Entries with chart source code:

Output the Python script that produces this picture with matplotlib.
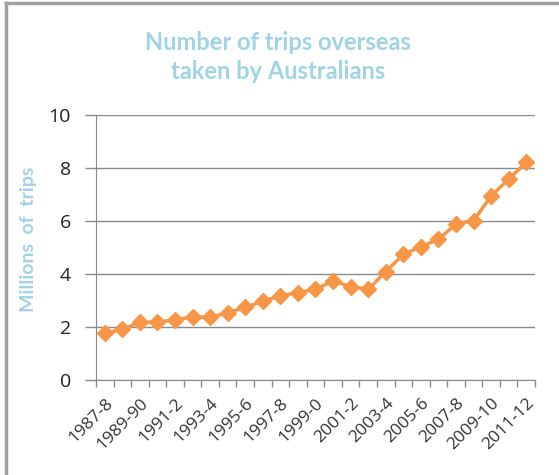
import matplotlib
matplotlib.use("Agg")
from matplotlib import pyplot as plt
from matplotlib.lines import Line2D

years = ["1987-8", "1988-9", "1989-90", "1990-1", "1991-2", "1992-3", "1993-4",
         "1994-5", "1995-6", "1996-7", "1997-8", "1998-9", "1999-0", "2000-1",
         "2001-2", "2002-3", "2003-4", "2004-5", "2005-6", "2006-7", "2007-8",
         "2008-9", "2009-10", "2010-11", "2011-12"]
trips = [1.76, 1.91, 2.17, 2.20, 2.26, 2.39, 2.36, 2.54, 2.74, 2.97, 3.18, 3.30,
         3.42, 3.74, 3.52, 3.42, 4.09, 4.74, 5.03, 5.31, 5.89, 6.01, 6.94, 7.58, 8.21]
yticks = [0, 2, 4, 6, 8, 10]

blue = "#9fd3e6"
grey = "#8a8a8a"
orange = "#f79646"

fig = plt.figure(figsize=(5.59, 4.75), dpi=100)
ax = fig.add_axes([96 / 559, 1 - 380 / 475, 439 / 559, 265 / 475])

x = list(range(len(years)))
ax.plot(x, trips, color=orange, lw=2.5, marker="D", markersize=8,
        markeredgecolor=orange, zorder=3, clip_on=False)

ax.set_xlim(-0.5, len(years) - 0.5)
ax.set_ylim(0, 10)
ax.set_yticks(yticks)
ax.set_yticklabels([str(v) for v in yticks], fontsize=14, color="#222222", family="Open Sans")
ax.set_xticks(x[::2])
ax.set_xticklabels(years[::2], rotation=45, ha="right", va="top",
                   rotation_mode="anchor", fontsize=12.5, color="#333333", family="Open Sans")
ax.set_xticks([i - 0.5 for i in range(len(years) + 1)], minor=True)
ax.tick_params(axis="x", which="major", length=0, pad=11)
ax.tick_params(axis="x", which="minor", length=5, color=grey, width=1)
ax.tick_params(axis="y", length=8, color=grey, width=1, pad=10)
ax.grid(axis="y", color=grey, lw=1)
ax.set_axisbelow(True)
for s in ["top", "right"]:
    ax.spines[s].set_visible(False)
ax.spines["left"].set_color(grey)
ax.spines["bottom"].set_color(grey)

ax.set_ylabel("Millions  of  trips", color=blue, fontsize=14, fontweight="bold",
              family="Lato")
ax.yaxis.set_label_coords(-0.135, 0.53)
fig.text(0.497, 1 - 57 / 475, "Number of trips overseas\ntaken by Australians",
         ha="center", va="center", color=blue, fontsize=17, fontweight="bold",
         family="Lato", linespacing=1.3)

# outer chart frame (left and top edges visible)
fig.add_artist(Line2D([6 / 559, 6 / 559], [0, 1 - 3 / 475], transform=fig.transFigure,
                      color="#a0a0a0", lw=2.5))
fig.add_artist(Line2D([6 / 559, 1], [1 - 3 / 475, 1 - 3 / 475], transform=fig.transFigure,
                      color="#a0a0a0", lw=2.5))

fig.savefig("out.png", dpi=100)
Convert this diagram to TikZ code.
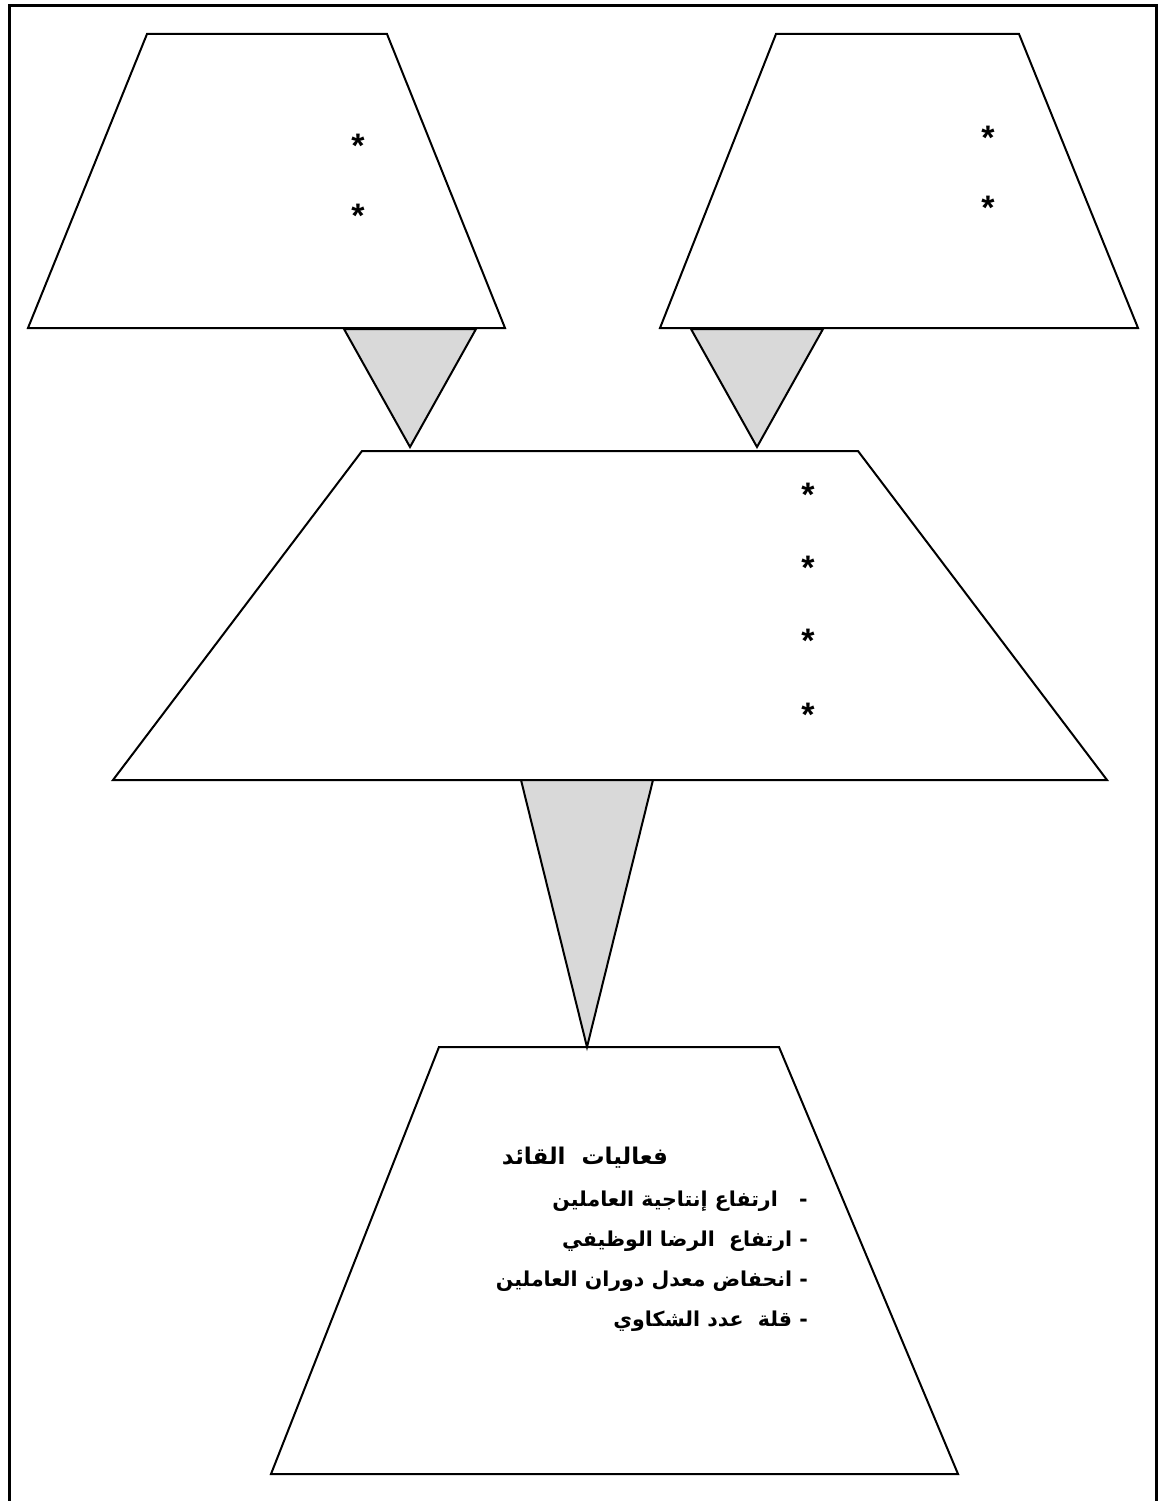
\documentclass[tikz,border=0pt]{standalone}
\usepackage{fontspec}
\setmainfont{Liberation Sans}
\newfontfamily\arabicfont[Script=Arabic]{DejaVu Sans}
\TeXXeTstate=1
\begin{document}
\begin{tikzpicture}[x=1pt,y=-1pt,
  trap/.style={draw=black, line width=2pt, line join=miter, fill=white},
  funnel/.style={draw=black, line width=2pt, line join=miter, fill=gray!30},
  starmark/.style={font=\fontsize{34}{34}\selectfont\bfseries, inner sep=0pt},
  title/.style={font=\arabicfont\bfseries\fontsize{23}{26}\selectfont, inner sep=0pt},
  item/.style={font=\arabicfont\bfseries\fontsize{20.5}{24}\selectfont, inner sep=0pt, anchor=east}]
\useasboundingbox (0,0) rectangle (1159,1501);
% frame
\draw[line width=3.6pt] (9.5,1510) -- (9.5,5.5) -- (1156.5,5.5) -- (1156.5,1510);
% corner coordinates
\coordinate (tl1) at (147,34);  \coordinate (tl2) at (387,34);
\coordinate (tl3) at (505,328); \coordinate (tl4) at (28,328);
\coordinate (tr1) at (776,34);  \coordinate (tr2) at (1019,34);
\coordinate (tr3) at (1138,328);\coordinate (tr4) at (660,328);
\coordinate (m1) at (362,451);  \coordinate (m2) at (858,451);
\coordinate (m3) at (1107,780); \coordinate (m4) at (113,780);
\coordinate (b1) at (439,1047); \coordinate (b2) at (779,1047);
\coordinate (b3) at (958,1474); \coordinate (b4) at (271,1474);
% trapezoids
\draw[trap] (tl1) -- (tl2) -- (tl3) -- (tl4) -- cycle;
\draw[trap] (tr1) -- (tr2) -- (tr3) -- (tr4) -- cycle;
\draw[trap] (m1) -- (m2) -- (m3) -- (m4) -- cycle;
\draw[trap] (b1) -- (b2) -- (b3) -- (b4) -- cycle;
% funnels
\coordinate (f1a) at (344,329); \coordinate (f1b) at (476,329); \coordinate (f1c) at (410,447);
\coordinate (f2a) at (691,329); \coordinate (f2b) at (823,329); \coordinate (f2c) at (757,447);
\coordinate (f3a) at (521,780); \coordinate (f3b) at (653,780); \coordinate (f3c) at (587,1047);
\draw[funnel] (f1a) -- (f1b) -- (f1c) -- cycle;
\draw[funnel] (f2a) -- (f2b) -- (f2c) -- cycle;
\draw[funnel] (f3a) -- (f3b) -- (f3c) -- cycle;
% stars
\node[starmark] (s1) at (358,146) {*};
\node[starmark] (s2) at (358,216) {*};
\node[starmark] (s3) at (988,138) {*};
\node[starmark] (s4) at (988,208) {*};
\node[starmark] (s5) at (808,495) {*};
\node[starmark] (s6) at (808,568) {*};
\node[starmark] (s7) at (808,641) {*};
\node[starmark] (s8) at (808,715) {*};
% text
\node[title] (t0) at (585,1158) {\beginR فعاليات\ \ القائد\endR};
\node[item] (t1) at (808,1201) {\beginR -\ \ \ ارتفاع إنتاجية العاملين\endR};
\node[item] (t2) at (808,1241) {\beginR - ارتفاع\ \ الرضا الوظيفي\endR};
\node[item] (t3) at (808,1281) {\beginR - انحفاض معدل دوران العاملين\endR};
\node[item] (t4) at (808,1321) {\beginR - قلة\ \ عدد الشكاوي\endR};
\end{tikzpicture}
\end{document}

** Given task **
Could you repeat exactly the lines from the first one of the records above through the line containing "markeredgecolor=orange, zorder=3, clip_on=False)", leaving out any pictures?

** Exercise output **
Output the Python script that produces this picture with matplotlib.
import matplotlib
matplotlib.use("Agg")
from matplotlib import pyplot as plt
from matplotlib.lines import Line2D

years = ["1987-8", "1988-9", "1989-90", "1990-1", "1991-2", "1992-3", "1993-4",
         "1994-5", "1995-6", "1996-7", "1997-8", "1998-9", "1999-0", "2000-1",
         "2001-2", "2002-3", "2003-4", "2004-5", "2005-6", "2006-7", "2007-8",
         "2008-9", "2009-10", "2010-11", "2011-12"]
trips = [1.76, 1.91, 2.17, 2.20, 2.26, 2.39, 2.36, 2.54, 2.74, 2.97, 3.18, 3.30,
         3.42, 3.74, 3.52, 3.42, 4.09, 4.74, 5.03, 5.31, 5.89, 6.01, 6.94, 7.58, 8.21]
yticks = [0, 2, 4, 6, 8, 10]

blue = "#9fd3e6"
grey = "#8a8a8a"
orange = "#f79646"

fig = plt.figure(figsize=(5.59, 4.75), dpi=100)
ax = fig.add_axes([96 / 559, 1 - 380 / 475, 439 / 559, 265 / 475])

x = list(range(len(years)))
ax.plot(x, trips, color=orange, lw=2.5, marker="D", markersize=8,
        markeredgecolor=orange, zorder=3, clip_on=False)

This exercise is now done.